- COLLECTED MATERIAL -
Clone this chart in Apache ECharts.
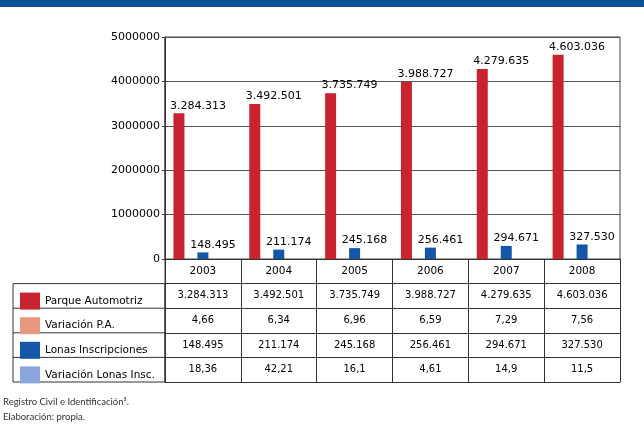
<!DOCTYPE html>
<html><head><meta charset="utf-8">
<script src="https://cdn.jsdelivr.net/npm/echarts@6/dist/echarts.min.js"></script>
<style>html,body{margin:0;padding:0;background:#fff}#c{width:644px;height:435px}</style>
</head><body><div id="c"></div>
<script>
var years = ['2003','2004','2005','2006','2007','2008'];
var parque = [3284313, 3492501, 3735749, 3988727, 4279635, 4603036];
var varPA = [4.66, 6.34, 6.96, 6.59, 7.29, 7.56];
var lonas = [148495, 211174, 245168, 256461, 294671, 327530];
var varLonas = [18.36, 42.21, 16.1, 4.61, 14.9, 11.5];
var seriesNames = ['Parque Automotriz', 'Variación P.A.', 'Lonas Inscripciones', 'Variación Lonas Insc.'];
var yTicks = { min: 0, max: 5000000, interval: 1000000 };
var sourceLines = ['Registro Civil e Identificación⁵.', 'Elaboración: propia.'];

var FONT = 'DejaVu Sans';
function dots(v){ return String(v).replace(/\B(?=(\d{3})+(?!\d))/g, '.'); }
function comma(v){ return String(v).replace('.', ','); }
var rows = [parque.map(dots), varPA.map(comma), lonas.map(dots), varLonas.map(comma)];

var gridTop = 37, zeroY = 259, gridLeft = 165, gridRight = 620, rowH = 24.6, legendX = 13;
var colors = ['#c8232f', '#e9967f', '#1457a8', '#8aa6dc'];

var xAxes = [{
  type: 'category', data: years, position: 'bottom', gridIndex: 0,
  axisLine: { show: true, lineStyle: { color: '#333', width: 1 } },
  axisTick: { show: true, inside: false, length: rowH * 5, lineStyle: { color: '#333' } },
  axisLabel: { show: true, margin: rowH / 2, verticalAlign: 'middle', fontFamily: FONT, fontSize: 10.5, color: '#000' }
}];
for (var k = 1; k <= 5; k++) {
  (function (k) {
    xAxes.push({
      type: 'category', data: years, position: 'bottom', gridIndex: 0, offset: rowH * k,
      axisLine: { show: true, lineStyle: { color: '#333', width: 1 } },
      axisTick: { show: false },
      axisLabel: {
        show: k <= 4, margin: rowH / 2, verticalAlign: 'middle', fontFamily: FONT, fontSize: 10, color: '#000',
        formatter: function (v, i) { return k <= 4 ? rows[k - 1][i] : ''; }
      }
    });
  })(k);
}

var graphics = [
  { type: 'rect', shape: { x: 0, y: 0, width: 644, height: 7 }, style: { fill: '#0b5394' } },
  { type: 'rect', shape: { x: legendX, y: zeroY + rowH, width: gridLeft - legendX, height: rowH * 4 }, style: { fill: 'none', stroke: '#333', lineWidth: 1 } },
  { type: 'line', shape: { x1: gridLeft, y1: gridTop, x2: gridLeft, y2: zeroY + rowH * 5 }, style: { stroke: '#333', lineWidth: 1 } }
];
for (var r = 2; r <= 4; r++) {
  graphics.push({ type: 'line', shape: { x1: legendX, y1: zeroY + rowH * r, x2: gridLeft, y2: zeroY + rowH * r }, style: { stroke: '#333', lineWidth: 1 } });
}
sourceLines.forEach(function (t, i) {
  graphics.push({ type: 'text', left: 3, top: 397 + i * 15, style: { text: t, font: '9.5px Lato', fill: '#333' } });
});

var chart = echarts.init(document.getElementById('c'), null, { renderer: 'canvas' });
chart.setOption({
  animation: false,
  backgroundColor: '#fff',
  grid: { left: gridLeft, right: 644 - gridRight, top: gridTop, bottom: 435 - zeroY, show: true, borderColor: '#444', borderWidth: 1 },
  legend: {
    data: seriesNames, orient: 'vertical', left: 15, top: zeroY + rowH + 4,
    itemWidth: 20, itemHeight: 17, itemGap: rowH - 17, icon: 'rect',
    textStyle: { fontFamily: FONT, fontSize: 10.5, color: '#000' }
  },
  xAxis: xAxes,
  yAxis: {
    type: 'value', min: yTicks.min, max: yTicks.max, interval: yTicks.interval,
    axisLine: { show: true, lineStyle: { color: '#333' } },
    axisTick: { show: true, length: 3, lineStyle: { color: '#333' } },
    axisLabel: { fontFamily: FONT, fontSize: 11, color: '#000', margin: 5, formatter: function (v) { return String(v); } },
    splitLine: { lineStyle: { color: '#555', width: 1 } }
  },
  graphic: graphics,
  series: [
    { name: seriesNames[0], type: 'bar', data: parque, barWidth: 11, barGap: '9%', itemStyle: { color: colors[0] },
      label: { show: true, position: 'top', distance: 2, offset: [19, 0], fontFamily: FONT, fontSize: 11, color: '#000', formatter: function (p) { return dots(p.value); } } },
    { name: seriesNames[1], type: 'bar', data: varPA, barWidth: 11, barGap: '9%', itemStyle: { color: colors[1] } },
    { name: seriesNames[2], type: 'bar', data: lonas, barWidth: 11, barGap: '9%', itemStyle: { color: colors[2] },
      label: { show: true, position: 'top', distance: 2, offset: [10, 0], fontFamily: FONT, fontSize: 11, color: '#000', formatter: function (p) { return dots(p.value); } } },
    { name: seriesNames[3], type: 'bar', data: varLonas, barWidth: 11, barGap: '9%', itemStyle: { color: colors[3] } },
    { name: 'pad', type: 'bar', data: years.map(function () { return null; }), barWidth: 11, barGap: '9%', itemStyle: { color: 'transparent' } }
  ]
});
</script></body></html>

- OBJECTIVE -
Omit pictures; set down the rest of the material word for word.

- TASK SOLUTION -
Clone this chart in Apache ECharts.
<!DOCTYPE html>
<html><head><meta charset="utf-8">
<script src="https://cdn.jsdelivr.net/npm/echarts@6/dist/echarts.min.js"></script>
<style>html,body{margin:0;padding:0;background:#fff}#c{width:644px;height:435px}</style>
</head><body><div id="c"></div>
<script>
var years = ['2003','2004','2005','2006','2007','2008'];
var parque = [3284313, 3492501, 3735749, 3988727, 4279635, 4603036];
var varPA = [4.66, 6.34, 6.96, 6.59, 7.29, 7.56];
var lonas = [148495, 211174, 245168, 256461, 294671, 327530];
var varLonas = [18.36, 42.21, 16.1, 4.61, 14.9, 11.5];
var seriesNames = ['Parque Automotriz', 'Variación P.A.', 'Lonas Inscripciones', 'Variación Lonas Insc.'];
var yTicks = { min: 0, max: 5000000, interval: 1000000 };
var sourceLines = ['Registro Civil e Identificación⁵.', 'Elaboración: propia.'];

var FONT = 'DejaVu Sans';
function dots(v){ return String(v).replace(/\B(?=(\d{3})+(?!\d))/g, '.'); }
function comma(v){ return String(v).replace('.', ','); }
var rows = [parque.map(dots), varPA.map(comma), lonas.map(dots), varLonas.map(comma)];

var gridTop = 37, zeroY = 259, gridLeft = 165, gridRight = 620, rowH = 24.6, legendX = 13;
var colors = ['#c8232f', '#e9967f', '#1457a8', '#8aa6dc'];

var xAxes = [{
  type: 'category', data: years, position: 'bottom', gridIndex: 0,
  axisLine: { show: true, lineStyle: { color: '#333', width: 1 } },
  axisTick: { show: true, inside: false, length: rowH * 5, lineStyle: { color: '#333' } },
  axisLabel: { show: true, margin: rowH / 2, verticalAlign: 'middle', fontFamily: FONT, fontSize: 10.5, color: '#000' }
}];
for (var k = 1; k <= 5; k++) {
  (function (k) {
    xAxes.push({
      type: 'category', data: years, position: 'bottom', gridIndex: 0, offset: rowH * k,
      axisLine: { show: true, lineStyle: { color: '#333', width: 1 } },
      axisTick: { show: false },
      axisLabel: {
        show: k <= 4, margin: rowH / 2, verticalAlign: 'middle', fontFamily: FONT, fontSize: 10, color: '#000',
        formatter: function (v, i) { return k <= 4 ? rows[k - 1][i] : ''; }
      }
    });
  })(k);
}

var graphics = [
  { type: 'rect', shape: { x: 0, y: 0, width: 644, height: 7 }, style: { fill: '#0b5394' } },
  { type: 'rect', shape: { x: legendX, y: zeroY + rowH, width: gridLeft - legendX, height: rowH * 4 }, style: { fill: 'none', stroke: '#333', lineWidth: 1 } },
  { type: 'line', shape: { x1: gridLeft, y1: gridTop, x2: gridLeft, y2: zeroY + rowH * 5 }, style: { stroke: '#333', lineWidth: 1 } }
];
for (var r = 2; r <= 4; r++) {
  graphics.push({ type: 'line', shape: { x1: legendX, y1: zeroY + rowH * r, x2: gridLeft, y2: zeroY + rowH * r }, style: { stroke: '#333', lineWidth: 1 } });
}
sourceLines.forEach(function (t, i) {
  graphics.push({ type: 'text', left: 3, top: 397 + i * 15, style: { text: t, font: '9.5px Lato', fill: '#333' } });
});

var chart = echarts.init(document.getElementById('c'), null, { renderer: 'canvas' });
chart.setOption({
  animation: false,
  backgroundColor: '#fff',
  grid: { left: gridLeft, right: 644 - gridRight, top: gridTop, bottom: 435 - zeroY, show: true, borderColor: '#444', borderWidth: 1 },
  legend: {
    data: seriesNames, orient: 'vertical', left: 15, top: zeroY + rowH + 4,
    itemWidth: 20, itemHeight: 17, itemGap: rowH - 17, icon: 'rect',
    textStyle: { fontFamily: FONT, fontSize: 10.5, color: '#000' }
  },
  xAxis: xAxes,
  yAxis: {
    type: 'value', min: yTicks.min, max: yTicks.max, interval: yTicks.interval,
    axisLine: { show: true, lineStyle: { color: '#333' } },
    axisTick: { show: true, length: 3, lineStyle: { color: '#333' } },
    axisLabel: { fontFamily: FONT, fontSize: 11, color: '#000', margin: 5, formatter: function (v) { return String(v); } },
    splitLine: { lineStyle: { color: '#555', width: 1 } }
  },
  graphic: graphics,
  series: [
    { name: seriesNames[0], type: 'bar', data: parque, barWidth: 11, barGap: '9%', itemStyle: { color: colors[0] },
      label: { show: true, position: 'top', distance: 2, offset: [19, 0], fontFamily: FONT, fontSize: 11, color: '#000', formatter: function (p) { return dots(p.value); } } },
    { name: seriesNames[1], type: 'bar', data: varPA, barWidth: 11, barGap: '9%', itemStyle: { color: colors[1] } },
    { name: seriesNames[2], type: 'bar', data: lonas, barWidth: 11, barGap: '9%', itemStyle: { color: colors[2] },
      label: { show: true, position: 'top', distance: 2, offset: [10, 0], fontFamily: FONT, fontSize: 11, color: '#000', formatter: function (p) { return dots(p.value); } } },
    { name: seriesNames[3], type: 'bar', data: varLonas, barWidth: 11, barGap: '9%', itemStyle: { color: colors[3] } },
    { name: 'pad', type: 'bar', data: years.map(function () { return null; }), barWidth: 11, barGap: '9%', itemStyle: { color: 'transparent' } }
  ]
});
</script></body></html>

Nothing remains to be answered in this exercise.